-- start Dataset excerpt --

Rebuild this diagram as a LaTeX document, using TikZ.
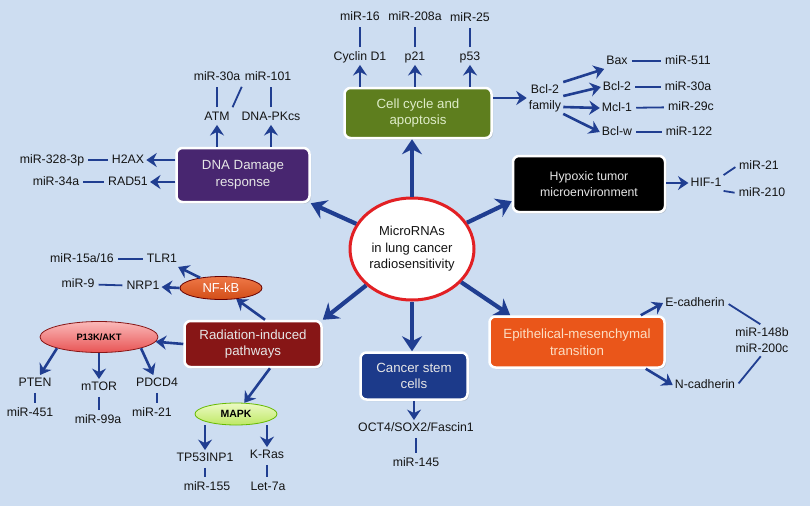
\documentclass[tikz,border=0pt]{standalone}
\usepackage{fontspec}
\setmainfont{Liberation Sans}
\usepackage{tikz}
\usetikzlibrary{positioning,arrows.meta,shapes.geometric,shadows}
\definecolor{colorbg}      {RGB}{205,221,241}
\definecolor{colorarrow}   {RGB}{32 ,62 ,145}
\definecolor{colortext}    {RGB}{20 ,20 ,20 }
\definecolor{colorboxtext} {RGB}{230,230,230}
\definecolor{colorcelltext}{RGB}{222,236,200}
\definecolor{coloremttext} {RGB}{252,222,195}
\definecolor{colorcell}    {RGB}{94 ,126,30 }
\definecolor{colordna}     {RGB}{72 ,38 ,112}
\definecolor{colorrad}     {RGB}{135,22 ,22 }
\definecolor{colorstem}    {RGB}{28 ,58 ,138}
\definecolor{coloremt}     {RGB}{234,86 ,26 }
\definecolor{colorring}    {RGB}{226,32 ,36 }
\definecolor{colorpiktop}  {RGB}{250,185,185}
\definecolor{colorpikbot}  {RGB}{232,84 ,84 }
\definecolor{colormapktop} {RGB}{236,250,196}
\definecolor{colormapkbot} {RGB}{190,232,100}

\begin{document}
\begin{tikzpicture}[
    x=1pt, y=-1pt,
    lbl/.style={text=colortext,font={\fontsize{12.3}{14}\selectfont},inner sep=2pt,text height=9pt,text depth=2.5pt},
    lbltwo/.style={text=colortext,font={\fontsize{12.3}{16}\selectfont},inner sep=2pt,align=center},
    box/.style={rectangle,rounded corners=6pt,draw=white,line width=2.5pt,text=colorboxtext,align=center,
        font={\fontsize{13.3}{16.5}\selectfont},drop shadow={opacity=0.3,shadow xshift=1.5pt,shadow yshift=-1.5pt}},
    hub/.style={ellipse,draw=colorring,line width=3pt,fill=white,text=colortext,align=center,inner sep=0pt,
        minimum width=124pt,minimum height=102pt,font={\fontsize{13}{16.5}\selectfont}},
    oval/.style={ellipse,line width=0.8pt,inner sep=0pt},
    mainarr/.style={-{Stealth[length=15pt,width=20pt,inset=5pt]},line width=4.2pt,draw=colorarrow},
    subarr/.style={-{Stealth[length=10.5pt,width=14pt,inset=3.5pt]},line width=2.6pt,draw=colorarrow},
    link/.style={line width=1.8pt,draw=colorarrow,shorten >=2pt,shorten <=2pt},
]

    \useasboundingbox (0,0) rectangle (810,506);
    \fill[colorbg] (0,0) rectangle (810,506);

    % Hub
    \node[hub] (hub) at (412,249) {MicroRNAs\\in lung cancer\\radiosensitivity};

    % Cell cycle
    \node[box,fill=colorcell,text=colorcelltext,minimum width=147pt,minimum height=50pt] (cell) at (418,113) {Cell cycle and\\apoptosis};
    \node[lbl] (cyclin)  at (360,57) {Cyclin D1};
    \node[lbl] (ptwoone) at (415,57) {p21};
    \node[lbl] (pfive)   at (470,57) {p53};
    \node[lbl] (mirsixteen) at (360,17) {miR-16};
    \node[lbl] (mirtwoeight) at (415,17) {miR-208a};
    \node[lbl] (mirtwofive) at (470,18) {miR-25};
    \draw[subarr] (cyclin |- cell.north) -- (cyclin);
    \draw[subarr] (ptwoone |- cell.north) -- (ptwoone);
    \draw[subarr] (pfive |- cell.north) -- (pfive);
    \draw[link] (cyclin) -- (mirsixteen);
    \draw[link] (ptwoone) -- (mirtwoeight);
    \draw[link] (pfive) -- (mirtwofive);

    % Bcl-2 family
    \node[lbltwo] (bclfam) at (545,98) {Bcl-2\\family};
    \node[lbl] (bax)    at (617,61)  {Bax};
    \node[lbl] (bcltwo) at (617,87)  {Bcl-2};
    \node[lbl] (mcl)    at (617,108) {Mcl-1};
    \node[lbl] (bclw)   at (617,132) {Bcl-w};
    \node[lbl] (mirfiveone)  at (688,61)  {miR-511};
    \node[lbl] (mirthirtya)  at (688,87)  {miR-30a};
    \node[lbl] (mirtwonine)  at (691,107) {miR-29c};
    \node[lbl] (mironetwo)   at (689,132) {miR-122};
    \draw[subarr] (cell.east |- bclfam) -- (bclfam);
    \draw[subarr] (bclfam.north east) -- (bax.south west);
    \draw[subarr] ([yshift=2pt]bclfam.east) -- (bcltwo.west);
    \draw[subarr] ([yshift=-9pt]bclfam.east) -- (mcl.west);
    \draw[subarr] (bclfam.south east) -- (bclw.west);
    \draw[link] (bax) -- (mirfiveone);
    \draw[link] (bcltwo) -- (mirthirtya);
    \draw[link] (mcl) -- (mirtwonine);
    \draw[link] (bclw) -- (mironetwo);

    % Hypoxia
    \node[box,fill=black,minimum width=152pt,minimum height=56pt,font={\fontsize{12.3}{16}\selectfont}] (hypoxic) at (589,184) {Hypoxic tumor\\microenvironment};
    \node[lbl] (hif) at (706,183) {HIF-1};
    \node[lbl] (mirtwoone)   at (759,166) {miR-21};
    \node[lbl] (mirtwoonezero) at (762,193) {miR-210};
    \draw[subarr] (hypoxic.east |- hif) -- (hif);
    \draw[link,shorten <=0pt] (hif.north east) -- (mirtwoone.west);
    \draw[link,shorten <=0pt] (hif.south east) -- (mirtwoonezero.west);

    % DNA damage
    \node[box,fill=colordna,minimum width=133pt,minimum height=54pt] (dna) at (243,175) {DNA Damage\\response};
    \node[lbl] (atm)   at (217,117) {ATM};
    \node[lbl] (dnapk) at (271,117) {DNA-PKcs};
    \node[lbl] (mirthirtyb) at (217,77) {miR-30a};
    \node[lbl] (mironezeroone) at (268,77) {miR-101};
    \node[lbl] (htwoax) at (128,160) {H2AX};
    \node[lbl] (radfive) at (128,182) {RAD51};
    \node[lbl] (mirthreetwo) at (52,160) {miR-328-3p};
    \node[lbl] (mirthreefour) at (56,182) {miR-34a};
    \draw[subarr] (atm |- dna.north) -- (atm);
    \draw[subarr] (dnapk |- dna.north) -- (dnapk);
    \draw[subarr] (dna.west |- htwoax) -- (htwoax);
    \draw[subarr] (dna.west |- radfive) -- (radfive);
    \draw[link] (atm) -- (mirthirtyb);
    \draw[link] (dnapk) -- (dnapk |- mironezeroone.south);
    \draw[link] (mironezeroone.south west) -- (atm.north east);
    \draw[link] (htwoax) -- (mirthreetwo);
    \draw[link] (radfive) -- (mirthreefour);

    % Radiation-induced pathways
    \node[box,fill=colorrad,minimum width=137pt,minimum height=46pt] (rad) at (253,344) {Radiation-induced\\pathways};
    \node[oval,draw=black!60!red,top color=coloremt!80!white,bottom color=coloremt!90!black,text=white,
        minimum width=82pt,minimum height=23pt,font={\fontsize{13}{15}\selectfont}] (nfkb) at (221,288) {NF-kB};
    \node[lbl] (tlr) at (162,259) {TLR1};
    \node[lbl] (nrp) at (143,286) {NRP1};
    \node[lbl] (mirfifteen) at (82,259) {miR-15a/16};
    \node[lbl] (mirnine) at (78,284) {miR-9};
    \draw[subarr] ([xshift=12pt]rad.north) -- (nfkb);
    \draw[subarr] (nfkb) -- (tlr);
    \draw[subarr] (nfkb.west) -- (nrp);
    \draw[link] (tlr) -- (mirfifteen);
    \draw[link] (nrp) -- (mirnine);

    \node[oval,draw=colorrad,top color=colorpiktop,bottom color=colorpikbot,text=black,
        minimum width=118pt,minimum height=31pt,font={\fontsize{9.3}{11}\selectfont\bfseries}] (pik) at (99,337) {P13K/AKT};
    \node[lbl] (pten)  at (35,383)  {PTEN};
    \node[lbl] (mtor)  at (99,387)  {mTOR};
    \node[lbl] (pdcd)  at (157,383) {PDCD4};
    \node[lbl] (mirfourfive) at (30,413) {miR-451};
    \node[lbl] (mirninenine) at (98,420) {miR-99a};
    \node[lbl] (mirtwooneb)  at (152,413) {miR-21};
    \draw[subarr] (rad.west) -- (pik);
    \draw[subarr] (pik.south west) -- (pten);
    \draw[subarr] (pik.south) -- (pik.south |- mtor.north);
    \draw[subarr] (pik.south east) -- (pdcd);
    \draw[link] (pten) -- (pten |- mirfourfive.north);
    \draw[link] (mtor) -- (mtor |- mirninenine.north);
    \draw[link] (pdcd) -- (pdcd |- mirtwooneb.north);

    \node[oval,draw=black!45!green!60!yellow,top color=colormapktop,bottom color=colormapkbot,text=black,
        minimum width=82pt,minimum height=22pt,font={\fontsize{10.5}{12}\selectfont\bfseries}] (mapk) at (236,414) {MAPK};
    \node[lbl] (tpfive) at (205,458) {TP53INP1};
    \node[lbl] (kras)   at (267,455) {K-Ras};
    \node[lbl] (mironefivefive) at (207,487) {miR-155};
    \node[lbl] (letseven) at (268,487) {Let-7a};
    \draw[subarr] ([xshift=17pt]rad.south) -- (mapk);
    \draw[subarr] (tpfive |- mapk.south) -- (tpfive);
    \draw[subarr] (kras |- mapk.south) -- (kras);
    \draw[link] (tpfive) -- (tpfive |- mironefivefive.north);
    \draw[link] (kras) -- (kras |- letseven.north);

    % Cancer stem cells
    \node[box,fill=colorstem,minimum width=107pt,minimum height=47pt] (stem) at (414,376) {Cancer stem\\cells};
    \node[lbl] (oct) at (416,428) {OCT4/SOX2/Fascin1};
    \node[lbl] (mironefourfive) at (416,463) {miR-145};
    \draw[subarr] (stem.south) -- (stem.south |- oct.north);
    \draw[link] (oct) -- (oct |- mironefourfive.north);

    % EMT
    \node[box,fill=coloremt,text=coloremttext,minimum width=175pt,minimum height=51pt] (emt) at (577,342) {Epithelical-mesenchymal\\transition};
    \node[lbl] (ecad) at (695,303) {E-cadherin};
    \node[lbl] (ncad) at (705,385) {N-cadherin};
    \node[lbltwo] (mirch) at (762,340) {miR-148b\\miR-200c};
    \draw[subarr] ([xshift=-25pt]emt.north east) -- (ecad.west);
    \draw[subarr] ([xshift=-20pt]emt.south east) -- (ncad.west);
    \draw[link] (ecad.east) -- (mirch.north);
    \draw[link] (ncad.east) -- (mirch.south);

    % Hub arrows
    \draw[mainarr] (hub.north) -- (hub.north |- cell.south);
    \draw[mainarr] (hub.south) -- (hub.south |- stem.north);
    \draw[mainarr] (hub) -- (dna.south east);
    \draw[mainarr] (hub) -- (rad.north east);
    \draw[mainarr] (hub) -- ([yshift=12pt]hypoxic.south west);
    \draw[mainarr] (hub) -- ([xshift=22pt]emt.north west);

\end{tikzpicture}
\end{document}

-- end Dataset excerpt --

Stated problem. Restate the material word for word from its first line through the line containing "(hub) at (412,249)", both included; the pictures do not belong in it.

Response.
Rebuild this diagram as a LaTeX document, using TikZ.
\documentclass[tikz,border=0pt]{standalone}
\usepackage{fontspec}
\setmainfont{Liberation Sans}
\usepackage{tikz}
\usetikzlibrary{positioning,arrows.meta,shapes.geometric,shadows}
\definecolor{colorbg}      {RGB}{205,221,241}
\definecolor{colorarrow}   {RGB}{32 ,62 ,145}
\definecolor{colortext}    {RGB}{20 ,20 ,20 }
\definecolor{colorboxtext} {RGB}{230,230,230}
\definecolor{colorcelltext}{RGB}{222,236,200}
\definecolor{coloremttext} {RGB}{252,222,195}
\definecolor{colorcell}    {RGB}{94 ,126,30 }
\definecolor{colordna}     {RGB}{72 ,38 ,112}
\definecolor{colorrad}     {RGB}{135,22 ,22 }
\definecolor{colorstem}    {RGB}{28 ,58 ,138}
\definecolor{coloremt}     {RGB}{234,86 ,26 }
\definecolor{colorring}    {RGB}{226,32 ,36 }
\definecolor{colorpiktop}  {RGB}{250,185,185}
\definecolor{colorpikbot}  {RGB}{232,84 ,84 }
\definecolor{colormapktop} {RGB}{236,250,196}
\definecolor{colormapkbot} {RGB}{190,232,100}

\begin{document}
\begin{tikzpicture}[
    x=1pt, y=-1pt,
    lbl/.style={text=colortext,font={\fontsize{12.3}{14}\selectfont},inner sep=2pt,text height=9pt,text depth=2.5pt},
    lbltwo/.style={text=colortext,font={\fontsize{12.3}{16}\selectfont},inner sep=2pt,align=center},
    box/.style={rectangle,rounded corners=6pt,draw=white,line width=2.5pt,text=colorboxtext,align=center,
        font={\fontsize{13.3}{16.5}\selectfont},drop shadow={opacity=0.3,shadow xshift=1.5pt,shadow yshift=-1.5pt}},
    hub/.style={ellipse,draw=colorring,line width=3pt,fill=white,text=colortext,align=center,inner sep=0pt,
        minimum width=124pt,minimum height=102pt,font={\fontsize{13}{16.5}\selectfont}},
    oval/.style={ellipse,line width=0.8pt,inner sep=0pt},
    mainarr/.style={-{Stealth[length=15pt,width=20pt,inset=5pt]},line width=4.2pt,draw=colorarrow},
    subarr/.style={-{Stealth[length=10.5pt,width=14pt,inset=3.5pt]},line width=2.6pt,draw=colorarrow},
    link/.style={line width=1.8pt,draw=colorarrow,shorten >=2pt,shorten <=2pt},
]

    \useasboundingbox (0,0) rectangle (810,506);
    \fill[colorbg] (0,0) rectangle (810,506);

    % Hub
    \node[hub] (hub) at (412,249) {MicroRNAs\\in lung cancer\\radiosensitivity};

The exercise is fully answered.